▶ **Goal**:
Make an exact copy of the data below, leaving out every picture.

▶ **Dataset extract**:
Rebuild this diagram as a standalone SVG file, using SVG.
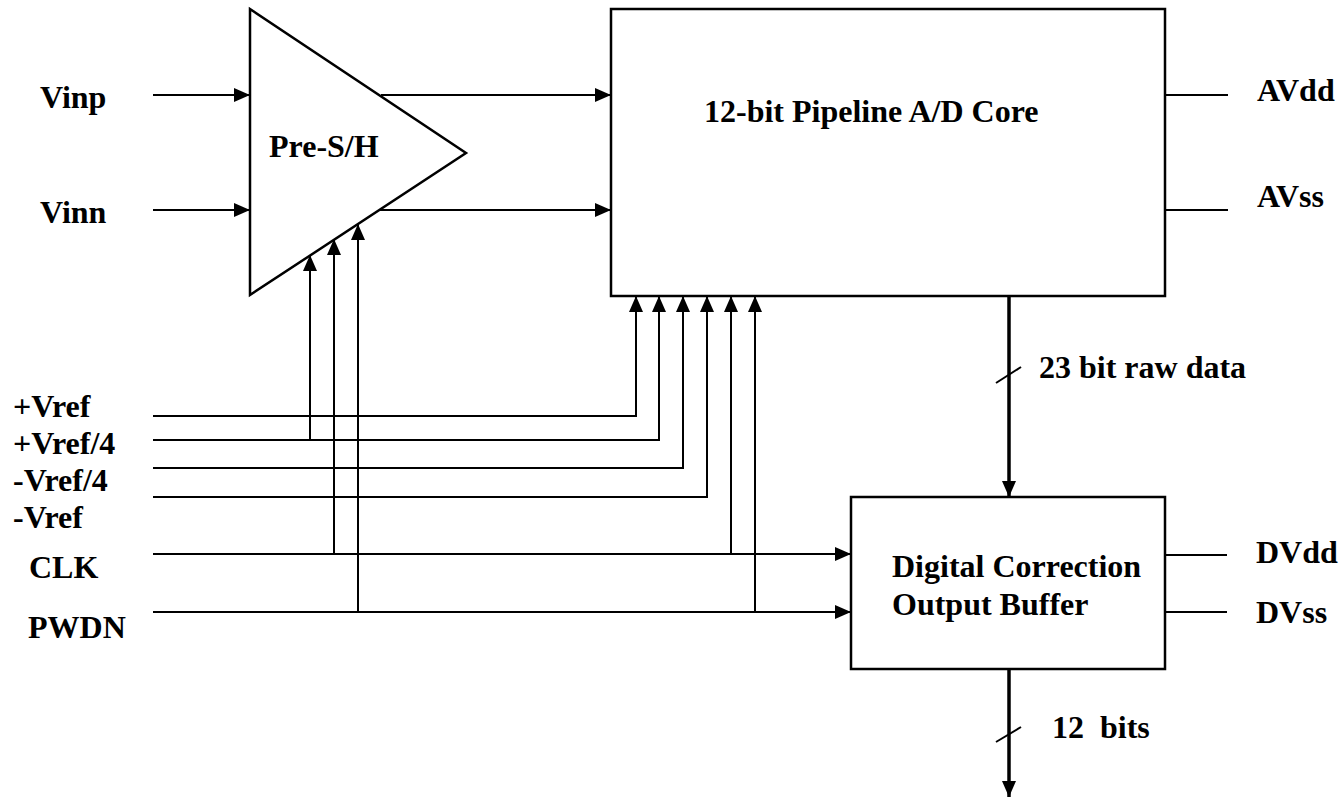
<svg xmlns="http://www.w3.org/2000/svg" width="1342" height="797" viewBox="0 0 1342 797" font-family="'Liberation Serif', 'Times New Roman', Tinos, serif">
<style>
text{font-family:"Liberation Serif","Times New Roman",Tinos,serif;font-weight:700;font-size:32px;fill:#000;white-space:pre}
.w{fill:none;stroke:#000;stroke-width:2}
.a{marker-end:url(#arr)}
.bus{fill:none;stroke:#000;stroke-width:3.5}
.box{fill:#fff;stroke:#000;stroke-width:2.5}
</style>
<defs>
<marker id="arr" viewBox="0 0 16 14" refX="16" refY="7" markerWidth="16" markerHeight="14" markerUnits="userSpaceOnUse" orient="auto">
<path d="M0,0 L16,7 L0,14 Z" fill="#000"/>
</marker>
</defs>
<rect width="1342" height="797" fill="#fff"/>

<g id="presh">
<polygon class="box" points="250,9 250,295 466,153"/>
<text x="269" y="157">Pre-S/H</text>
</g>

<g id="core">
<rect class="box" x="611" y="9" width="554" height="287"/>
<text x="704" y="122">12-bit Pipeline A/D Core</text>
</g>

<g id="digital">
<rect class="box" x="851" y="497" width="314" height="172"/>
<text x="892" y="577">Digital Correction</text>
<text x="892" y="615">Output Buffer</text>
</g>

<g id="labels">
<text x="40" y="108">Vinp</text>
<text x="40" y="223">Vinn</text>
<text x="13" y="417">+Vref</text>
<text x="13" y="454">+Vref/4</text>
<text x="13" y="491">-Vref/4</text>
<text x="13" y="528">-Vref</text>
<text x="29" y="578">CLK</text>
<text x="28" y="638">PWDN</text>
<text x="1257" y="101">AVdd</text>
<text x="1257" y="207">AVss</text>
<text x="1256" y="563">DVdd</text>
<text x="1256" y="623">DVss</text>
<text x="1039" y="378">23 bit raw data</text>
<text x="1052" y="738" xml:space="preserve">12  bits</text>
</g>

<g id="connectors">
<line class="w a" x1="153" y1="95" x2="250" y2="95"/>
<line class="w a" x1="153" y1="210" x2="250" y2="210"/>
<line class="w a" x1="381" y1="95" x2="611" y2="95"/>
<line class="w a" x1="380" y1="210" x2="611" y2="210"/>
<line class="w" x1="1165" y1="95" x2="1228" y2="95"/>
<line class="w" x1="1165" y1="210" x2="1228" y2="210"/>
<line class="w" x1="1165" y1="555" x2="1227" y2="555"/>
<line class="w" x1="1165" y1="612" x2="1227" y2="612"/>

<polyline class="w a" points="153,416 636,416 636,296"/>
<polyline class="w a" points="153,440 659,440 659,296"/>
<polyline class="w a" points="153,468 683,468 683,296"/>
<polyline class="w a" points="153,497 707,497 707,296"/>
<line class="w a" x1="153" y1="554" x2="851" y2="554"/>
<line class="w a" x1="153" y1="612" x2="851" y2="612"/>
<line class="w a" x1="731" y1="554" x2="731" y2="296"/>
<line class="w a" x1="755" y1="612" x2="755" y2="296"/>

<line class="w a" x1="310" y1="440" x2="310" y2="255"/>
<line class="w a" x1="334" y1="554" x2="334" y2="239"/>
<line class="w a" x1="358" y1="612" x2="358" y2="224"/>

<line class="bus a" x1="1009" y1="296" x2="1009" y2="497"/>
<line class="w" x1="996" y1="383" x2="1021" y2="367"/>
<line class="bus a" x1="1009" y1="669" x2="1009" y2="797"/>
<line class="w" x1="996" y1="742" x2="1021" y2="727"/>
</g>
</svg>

▶ **Written response**:
Rebuild this diagram as a standalone SVG file, using SVG.
<svg xmlns="http://www.w3.org/2000/svg" width="1342" height="797" viewBox="0 0 1342 797" font-family="'Liberation Serif', 'Times New Roman', Tinos, serif">
<style>
text{font-family:"Liberation Serif","Times New Roman",Tinos,serif;font-weight:700;font-size:32px;fill:#000;white-space:pre}
.w{fill:none;stroke:#000;stroke-width:2}
.a{marker-end:url(#arr)}
.bus{fill:none;stroke:#000;stroke-width:3.5}
.box{fill:#fff;stroke:#000;stroke-width:2.5}
</style>
<defs>
<marker id="arr" viewBox="0 0 16 14" refX="16" refY="7" markerWidth="16" markerHeight="14" markerUnits="userSpaceOnUse" orient="auto">
<path d="M0,0 L16,7 L0,14 Z" fill="#000"/>
</marker>
</defs>
<rect width="1342" height="797" fill="#fff"/>

<g id="presh">
<polygon class="box" points="250,9 250,295 466,153"/>
<text x="269" y="157">Pre-S/H</text>
</g>

<g id="core">
<rect class="box" x="611" y="9" width="554" height="287"/>
<text x="704" y="122">12-bit Pipeline A/D Core</text>
</g>

<g id="digital">
<rect class="box" x="851" y="497" width="314" height="172"/>
<text x="892" y="577">Digital Correction</text>
<text x="892" y="615">Output Buffer</text>
</g>

<g id="labels">
<text x="40" y="108">Vinp</text>
<text x="40" y="223">Vinn</text>
<text x="13" y="417">+Vref</text>
<text x="13" y="454">+Vref/4</text>
<text x="13" y="491">-Vref/4</text>
<text x="13" y="528">-Vref</text>
<text x="29" y="578">CLK</text>
<text x="28" y="638">PWDN</text>
<text x="1257" y="101">AVdd</text>
<text x="1257" y="207">AVss</text>
<text x="1256" y="563">DVdd</text>
<text x="1256" y="623">DVss</text>
<text x="1039" y="378">23 bit raw data</text>
<text x="1052" y="738" xml:space="preserve">12  bits</text>
</g>

<g id="connectors">
<line class="w a" x1="153" y1="95" x2="250" y2="95"/>
<line class="w a" x1="153" y1="210" x2="250" y2="210"/>
<line class="w a" x1="381" y1="95" x2="611" y2="95"/>
<line class="w a" x1="380" y1="210" x2="611" y2="210"/>
<line class="w" x1="1165" y1="95" x2="1228" y2="95"/>
<line class="w" x1="1165" y1="210" x2="1228" y2="210"/>
<line class="w" x1="1165" y1="555" x2="1227" y2="555"/>
<line class="w" x1="1165" y1="612" x2="1227" y2="612"/>

<polyline class="w a" points="153,416 636,416 636,296"/>
<polyline class="w a" points="153,440 659,440 659,296"/>
<polyline class="w a" points="153,468 683,468 683,296"/>
<polyline class="w a" points="153,497 707,497 707,296"/>
<line class="w a" x1="153" y1="554" x2="851" y2="554"/>
<line class="w a" x1="153" y1="612" x2="851" y2="612"/>
<line class="w a" x1="731" y1="554" x2="731" y2="296"/>
<line class="w a" x1="755" y1="612" x2="755" y2="296"/>

<line class="w a" x1="310" y1="440" x2="310" y2="255"/>
<line class="w a" x1="334" y1="554" x2="334" y2="239"/>
<line class="w a" x1="358" y1="612" x2="358" y2="224"/>

<line class="bus a" x1="1009" y1="296" x2="1009" y2="497"/>
<line class="w" x1="996" y1="383" x2="1021" y2="367"/>
<line class="bus a" x1="1009" y1="669" x2="1009" y2="797"/>
<line class="w" x1="996" y1="742" x2="1021" y2="727"/>
</g>
</svg>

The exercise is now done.